PokemonGo Is Already Making Authorities Freak Out About Danger
Car crashes, dead bodies, pedophiles: You name it, Pokemon skeptics are worried about it
PokemonGo is a marvel: Just a few days after the game's launch, millions of people have already downloaded it, and are racing outside into the wilds of their own neighborhoods in search of virtual monsters to capture. (Take that, Michelle Obama.)
The app, an iPhone version of the popular Nintendo game series, is a perfect example of why everyone should cheer the rise of virtual reality—technology makes our lives more meaningful by giving us more choices. The kind of experience PokemonGo offers will only becoming more entertaining and fulfilling as the tech improves and other companies compete to offer a better experience.
Which means, of course, that it's already time for nannies to start worrying that PokemonGo is dangerous. Cue the moral panic. Enter the fearmongers. (Won't someone think of the children?) Let loose the hysterical news stories.
"PokemonGo craze is causing real-life injuries and danger," warns today.com. Tens of thousands of people die in car crashes every year, but a few scrapes and bruises that resulted from game-players running into each other is a "danger."
"Playing Pokemon Go is becoming dangerous," suggest The New York Post. Even if the game wasn't a safety hazard at first, it certainly is now. Just look at these pictures; twisted ankles are only the beginning. "I don't think the company is really at fault," said one victim, naively.
"Police: Popular 'Pokemon Go' Poses Numerous Risks To Players Including Robberies, Accidents," says CBS New York. If the police think it's scary, it must be really bad. The story points out that one woman found a dead body while playing the game. PokemonGo had nothing to do with the actual death, mind you, and is only incidentally related to the corpse's discovery, but hey. What if?
"Here's Why the Internet Won't Stop Talking About Pokémon Go—and Why It's So Dangerous," explains E News. The game is not just dangerous—it's so dangerous. Because, well, some people were robbed while playing it. Not a lot of people, mind you. Just some people.
"New Pokemon Go app craze could be used by paedophiles to lure unsuspecting young players," warns The Daily Mail, in an article that goes straight for the jugular. "There are now claims that the app could be used for something more sinister altogether—such as paedophiles using the 'lure' element of the game to trap distracted children."
And who is making these claims? No one with any expertise or much evidence, but no matter:
Fearful of where this could lead, one woman carried out an 'experiment', which saw her post a 'lure' to see how many people turned up. Within moments, several children had arrived at the chosen—most without parents—having ignored their usual 'stranger danger' radar in pursuit of the monster.
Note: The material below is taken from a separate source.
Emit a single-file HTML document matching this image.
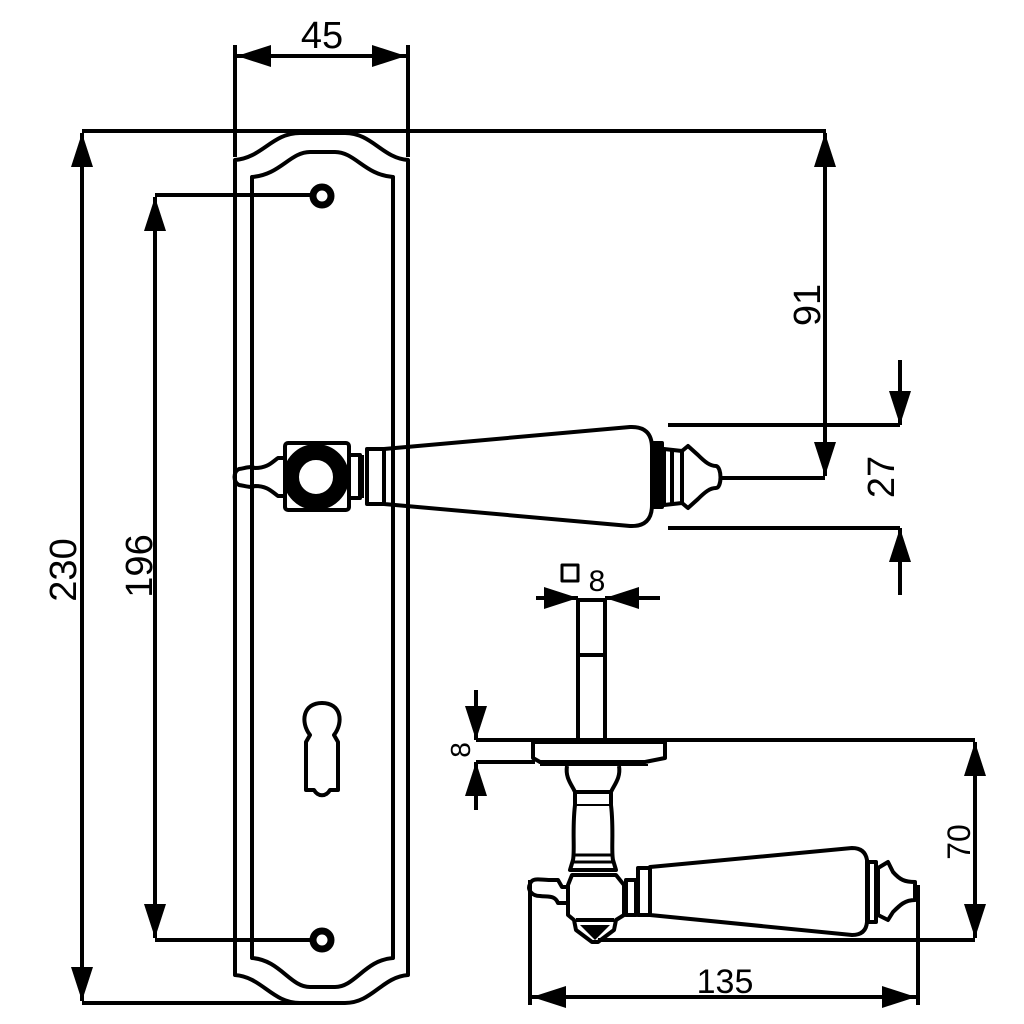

'It occurs to me that someone could use this for nefarious purposes', the user known as Robin wrote.
Anyone can use anything for nefarious purposes, of course, and would-be child rapists have plenty of other tools at their disposal. It seems to me that luring a bunch of people—some of them adults, who are also playing the game—to a public place is not a particularly full-proof child-abduction plan. And, as Lenore Skenazy has argued exhaustively, stranger danger fears are overblown: Most abductions are perpetrated by someone known to the abductee, often as a result of custody disputes. Whether or not the kid is playing Pokemon.
"Warning: Pokemon GO is a Death Sentence if you are a Black Man," claims a Medium writer, doing his best to top The Mail. The writer reasons that cops are more likely to stop a black person who is wandering around aimlessly trying catching Pokemon than a white person. He further reasons that the cops would be more likely to escalate the situation into a lethal encounter if the trainer—which is what people who catch Pokemon are called in the Pokeverse—were black. This makes sense, it just doesn't follow whatsoever that playing PokemonGo is a "death sentence" for black people. There's no evidence that the game has been, or will be, an important contributor to anti-black violence.
What to make of the already palpable moral panic over PokemonGo? People unfamiliar with the television show based on the original game might be interested to know that it concerned a 10-year-old boy named Ash Ketchum who leaves home to wander forests, caverns, mountains, islands, jungles, and volcanoes that are crawling with actual monsters. Ash sets out alone. This is considered normal in the world of Pokemon.
People who download PokemonGo need only a little of Ash's courage. If players follow basic, obvious outdoor safety precautions—look both ways before crossing the street, safety in numbers, etc.—then searching for virtual Pokemon will be no more dangerous than doing anything else.